» **Work to complete**: Exactly the lines from the one containing "Output the component" through the one containing "YAxis, ReferenceLine, ReferenceArea" are to be returned, please, without any pictures.

» **Supplied material**:
================

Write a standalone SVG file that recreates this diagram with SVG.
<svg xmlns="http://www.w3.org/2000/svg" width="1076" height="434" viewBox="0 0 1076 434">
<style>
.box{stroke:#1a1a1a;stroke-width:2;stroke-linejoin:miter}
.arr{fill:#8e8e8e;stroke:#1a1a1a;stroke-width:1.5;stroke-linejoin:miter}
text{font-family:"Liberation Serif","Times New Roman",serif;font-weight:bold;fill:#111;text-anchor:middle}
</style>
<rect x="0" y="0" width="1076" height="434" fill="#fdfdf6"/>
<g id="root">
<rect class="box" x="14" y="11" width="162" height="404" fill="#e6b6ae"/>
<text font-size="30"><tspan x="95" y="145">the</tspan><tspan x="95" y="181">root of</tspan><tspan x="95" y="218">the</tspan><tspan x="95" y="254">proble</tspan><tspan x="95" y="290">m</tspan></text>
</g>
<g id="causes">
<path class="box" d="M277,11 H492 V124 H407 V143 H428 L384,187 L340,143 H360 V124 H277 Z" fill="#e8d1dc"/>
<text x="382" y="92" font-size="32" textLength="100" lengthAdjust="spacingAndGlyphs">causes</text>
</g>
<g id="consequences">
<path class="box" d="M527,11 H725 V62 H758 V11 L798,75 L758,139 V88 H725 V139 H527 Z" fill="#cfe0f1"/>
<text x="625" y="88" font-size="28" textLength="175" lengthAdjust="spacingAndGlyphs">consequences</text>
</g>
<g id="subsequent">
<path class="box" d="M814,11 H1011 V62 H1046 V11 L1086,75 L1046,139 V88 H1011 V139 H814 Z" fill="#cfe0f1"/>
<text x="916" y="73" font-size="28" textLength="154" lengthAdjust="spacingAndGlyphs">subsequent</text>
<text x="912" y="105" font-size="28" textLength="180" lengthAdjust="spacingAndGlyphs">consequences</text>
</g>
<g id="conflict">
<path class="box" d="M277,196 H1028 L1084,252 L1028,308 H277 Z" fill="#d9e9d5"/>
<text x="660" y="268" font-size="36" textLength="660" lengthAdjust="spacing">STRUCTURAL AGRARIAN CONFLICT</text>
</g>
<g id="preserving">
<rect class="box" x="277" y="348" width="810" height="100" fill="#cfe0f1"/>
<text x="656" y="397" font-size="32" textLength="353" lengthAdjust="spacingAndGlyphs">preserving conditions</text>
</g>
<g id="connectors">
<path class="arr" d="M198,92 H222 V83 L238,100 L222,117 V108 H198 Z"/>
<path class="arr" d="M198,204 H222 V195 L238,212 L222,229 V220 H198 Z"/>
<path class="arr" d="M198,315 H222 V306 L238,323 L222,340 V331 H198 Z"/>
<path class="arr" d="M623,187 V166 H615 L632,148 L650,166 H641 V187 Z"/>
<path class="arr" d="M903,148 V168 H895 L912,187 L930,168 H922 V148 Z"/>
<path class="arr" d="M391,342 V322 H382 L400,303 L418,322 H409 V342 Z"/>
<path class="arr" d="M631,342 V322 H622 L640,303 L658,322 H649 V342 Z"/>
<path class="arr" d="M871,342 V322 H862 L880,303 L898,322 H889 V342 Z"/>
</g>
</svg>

================

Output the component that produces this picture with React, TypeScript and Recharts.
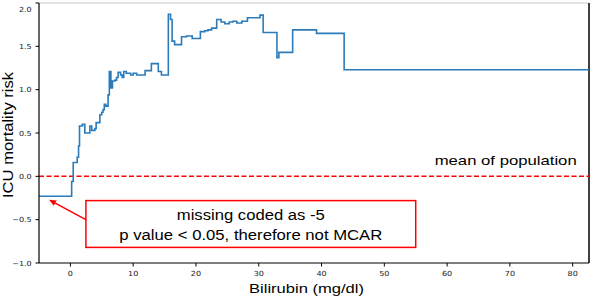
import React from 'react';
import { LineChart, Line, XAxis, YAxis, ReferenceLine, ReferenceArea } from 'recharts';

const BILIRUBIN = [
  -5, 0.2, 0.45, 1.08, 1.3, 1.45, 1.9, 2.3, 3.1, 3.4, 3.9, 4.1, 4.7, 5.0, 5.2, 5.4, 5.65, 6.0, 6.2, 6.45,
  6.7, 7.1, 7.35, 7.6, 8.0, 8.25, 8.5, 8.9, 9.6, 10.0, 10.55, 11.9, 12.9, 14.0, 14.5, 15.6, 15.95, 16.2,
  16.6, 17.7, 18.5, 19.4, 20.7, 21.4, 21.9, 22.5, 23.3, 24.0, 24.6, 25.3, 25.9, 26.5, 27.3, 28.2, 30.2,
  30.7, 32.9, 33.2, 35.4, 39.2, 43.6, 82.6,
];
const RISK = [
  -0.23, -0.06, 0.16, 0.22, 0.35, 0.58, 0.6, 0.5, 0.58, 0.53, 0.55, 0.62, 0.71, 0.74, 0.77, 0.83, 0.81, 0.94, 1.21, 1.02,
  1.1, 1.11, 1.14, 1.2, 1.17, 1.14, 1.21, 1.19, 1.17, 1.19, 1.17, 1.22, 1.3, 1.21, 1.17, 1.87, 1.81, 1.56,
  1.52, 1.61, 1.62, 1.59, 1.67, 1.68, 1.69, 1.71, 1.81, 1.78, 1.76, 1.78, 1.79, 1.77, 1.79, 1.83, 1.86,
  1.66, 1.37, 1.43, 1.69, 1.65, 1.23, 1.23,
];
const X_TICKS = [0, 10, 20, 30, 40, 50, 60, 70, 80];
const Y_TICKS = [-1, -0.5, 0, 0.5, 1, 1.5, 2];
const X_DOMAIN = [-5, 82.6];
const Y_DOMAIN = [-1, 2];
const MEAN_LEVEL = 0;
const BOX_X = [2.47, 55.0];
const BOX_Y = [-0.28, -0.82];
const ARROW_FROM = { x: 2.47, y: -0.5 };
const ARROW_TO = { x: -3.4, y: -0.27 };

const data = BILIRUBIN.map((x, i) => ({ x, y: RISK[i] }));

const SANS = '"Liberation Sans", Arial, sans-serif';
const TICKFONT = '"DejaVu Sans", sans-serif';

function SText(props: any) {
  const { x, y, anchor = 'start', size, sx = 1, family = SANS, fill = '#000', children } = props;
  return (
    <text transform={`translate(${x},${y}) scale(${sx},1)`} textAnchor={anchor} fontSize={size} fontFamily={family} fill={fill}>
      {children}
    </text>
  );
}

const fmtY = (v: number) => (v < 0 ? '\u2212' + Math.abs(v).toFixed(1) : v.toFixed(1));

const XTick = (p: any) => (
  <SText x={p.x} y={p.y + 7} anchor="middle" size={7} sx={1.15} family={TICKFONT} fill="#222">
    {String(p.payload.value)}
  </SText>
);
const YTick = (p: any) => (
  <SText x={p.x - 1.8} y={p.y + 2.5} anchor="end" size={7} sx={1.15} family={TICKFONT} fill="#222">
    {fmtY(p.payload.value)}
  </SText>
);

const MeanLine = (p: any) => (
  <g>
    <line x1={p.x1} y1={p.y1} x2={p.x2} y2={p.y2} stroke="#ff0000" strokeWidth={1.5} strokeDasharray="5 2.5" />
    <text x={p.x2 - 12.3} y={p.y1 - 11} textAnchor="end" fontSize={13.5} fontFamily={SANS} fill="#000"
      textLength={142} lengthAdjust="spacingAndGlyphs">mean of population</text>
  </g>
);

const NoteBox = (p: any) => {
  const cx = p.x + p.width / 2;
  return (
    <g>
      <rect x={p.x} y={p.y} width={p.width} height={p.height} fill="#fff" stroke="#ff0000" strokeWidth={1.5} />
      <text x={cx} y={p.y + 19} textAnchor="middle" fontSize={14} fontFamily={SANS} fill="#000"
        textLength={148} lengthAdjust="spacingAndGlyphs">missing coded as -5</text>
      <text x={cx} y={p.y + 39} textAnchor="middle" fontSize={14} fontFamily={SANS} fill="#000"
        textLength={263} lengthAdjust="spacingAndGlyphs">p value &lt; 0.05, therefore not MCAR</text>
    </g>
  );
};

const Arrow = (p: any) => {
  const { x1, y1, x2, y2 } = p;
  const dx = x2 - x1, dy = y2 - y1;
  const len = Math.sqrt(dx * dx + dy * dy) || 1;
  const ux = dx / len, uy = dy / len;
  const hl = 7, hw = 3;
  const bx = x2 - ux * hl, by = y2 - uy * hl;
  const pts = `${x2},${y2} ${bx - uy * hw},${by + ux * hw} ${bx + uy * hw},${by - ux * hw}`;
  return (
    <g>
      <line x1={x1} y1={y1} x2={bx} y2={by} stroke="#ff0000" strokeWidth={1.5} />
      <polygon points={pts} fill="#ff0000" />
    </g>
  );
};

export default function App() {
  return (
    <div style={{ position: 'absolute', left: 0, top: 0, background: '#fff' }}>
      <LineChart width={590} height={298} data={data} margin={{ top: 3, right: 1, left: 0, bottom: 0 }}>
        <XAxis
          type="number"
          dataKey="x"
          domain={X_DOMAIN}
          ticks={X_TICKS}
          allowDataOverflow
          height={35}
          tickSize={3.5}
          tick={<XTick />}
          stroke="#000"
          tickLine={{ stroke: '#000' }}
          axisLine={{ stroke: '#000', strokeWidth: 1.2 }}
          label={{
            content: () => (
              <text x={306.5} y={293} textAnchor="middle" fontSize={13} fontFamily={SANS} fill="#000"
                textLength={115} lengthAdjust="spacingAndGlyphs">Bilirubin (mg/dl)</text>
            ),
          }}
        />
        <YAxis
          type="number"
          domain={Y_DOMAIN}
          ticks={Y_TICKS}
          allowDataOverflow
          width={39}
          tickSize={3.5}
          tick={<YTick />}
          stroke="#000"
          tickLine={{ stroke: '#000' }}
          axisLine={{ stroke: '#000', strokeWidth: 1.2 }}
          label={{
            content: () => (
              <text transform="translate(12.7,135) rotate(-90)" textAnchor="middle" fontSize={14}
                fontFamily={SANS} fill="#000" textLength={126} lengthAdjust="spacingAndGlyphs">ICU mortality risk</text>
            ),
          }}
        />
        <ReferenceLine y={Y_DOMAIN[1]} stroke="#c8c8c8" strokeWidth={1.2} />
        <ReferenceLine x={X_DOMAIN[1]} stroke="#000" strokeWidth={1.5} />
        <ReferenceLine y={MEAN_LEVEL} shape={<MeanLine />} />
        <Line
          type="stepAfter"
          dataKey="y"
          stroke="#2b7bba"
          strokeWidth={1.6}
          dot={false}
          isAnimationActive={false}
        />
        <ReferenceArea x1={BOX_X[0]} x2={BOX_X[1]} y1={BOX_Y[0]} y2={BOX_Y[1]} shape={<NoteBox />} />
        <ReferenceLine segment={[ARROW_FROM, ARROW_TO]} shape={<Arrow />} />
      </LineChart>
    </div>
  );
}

================

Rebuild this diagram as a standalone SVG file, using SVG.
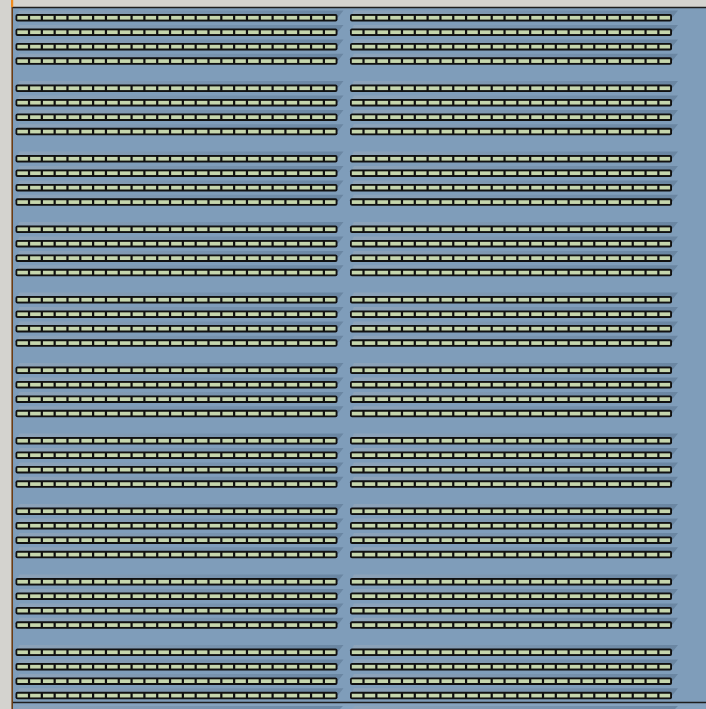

================

» **Solution below**:
Output the component that produces this picture with React, TypeScript and Recharts.
import React from 'react';
import { LineChart, Line, XAxis, YAxis, ReferenceLine, ReferenceArea } from 'recharts';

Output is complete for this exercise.